Sunday, November 4, 2018

Smudge Fan v3.0

To date, one of the most popular posts on this blog (and certainly on Pinterest) is my first attempt at making a smudging fan. And as I have previously stated, I hated that project. I only made that version of fan one time, and only made four of those fans total. Then I tried a new design, which was much simpler and I liked the finished product much better. I have made several dozen of the second iteration of smudging fan, and still use that design when making new fans. However, today I worked on a new design, or rather a variation of the second design, and it turned out fairly well.

This fan came about as a way to salvage a damaged feather, because I was too cheap to just throw it away. I prepared a batch of wild turkey feathers to be made into v2.0 fans, by trimming the tips and inserting a bamboo skewer into the quill to give it strength. I then cut the skewer to the desired length of my handle. This makes it possible to get a decent handle of a consistent length, even if the quill is damaged, weak or short.
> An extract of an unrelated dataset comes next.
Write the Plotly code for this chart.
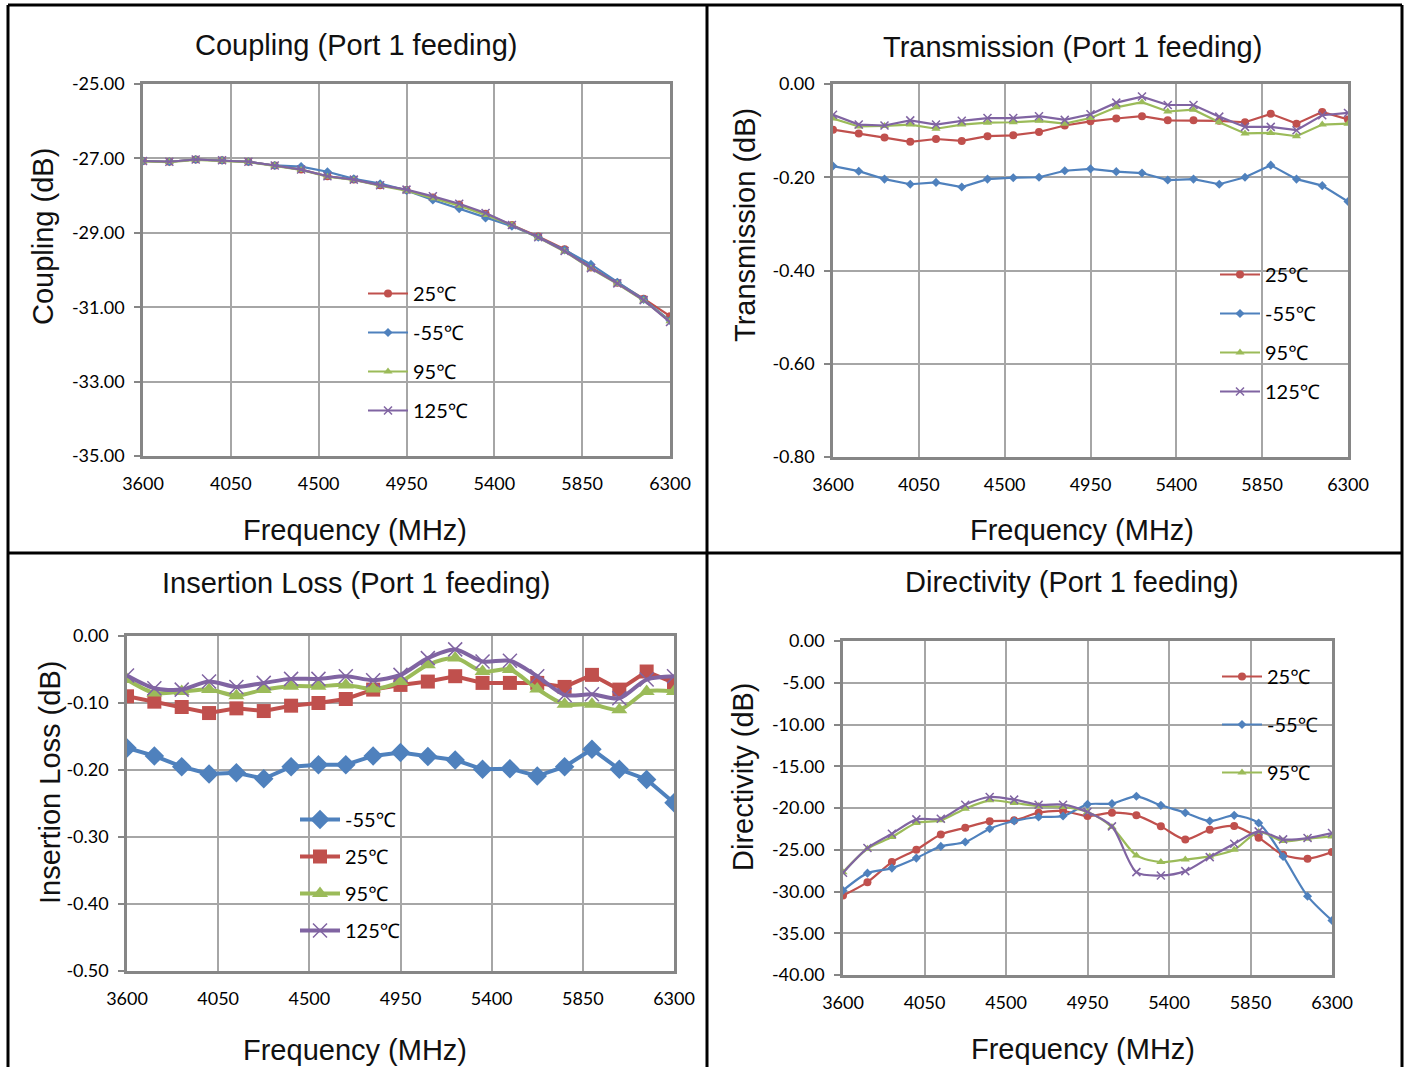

Normally, I would then just wrap the handle with suede leather lace, and add a few beads to the ends of the lace and call it done, but this time I decided to apply a new technique I had read about, wherein one uses a hot iron to flatten and straighten the feather. Here is where things went wrong. I set my iron too hot and it melted the vane on one side. It only melted part of it, and only about half-way up, but it made the feather pretty ugly and unusable. I was just about to throw it away when I got the idea to see if I could convincingly cover up the damaged part with another smaller feather.

I selected a couple of smaller wild turkey feathers to overlap the main feather on either side (thus covering up the damaged part of the vane). I held the shafts of the smaller feathers in place with a wooden clothes pin and used thick CA glue and spray activator to glue the shafts together. I didn't like the way the junction where the three feathers came together looked, so I covered it up with a small black marabou feather, also attached with CA glue.

I then began wrapping the handle with suede leather lace, making sure to cover over the joint where the shafts came together. I put a few dabs of CA glue under the leather in a few spots to make sure the wrapping didn't shift or come loose.
 In the picture just above, you can see the damaged part of the main feather along the right side.

As I did with v2.0, I added some accent beads to the ends of the leather wrapping, and that was it. Not terribly complicated, or significantly more difficult to make, but a little fancier than v2.0. I might make a couple more of these and sell them at a premium (compared to the simpler v2.0), but it is unlikely they will replace v2.0 completely.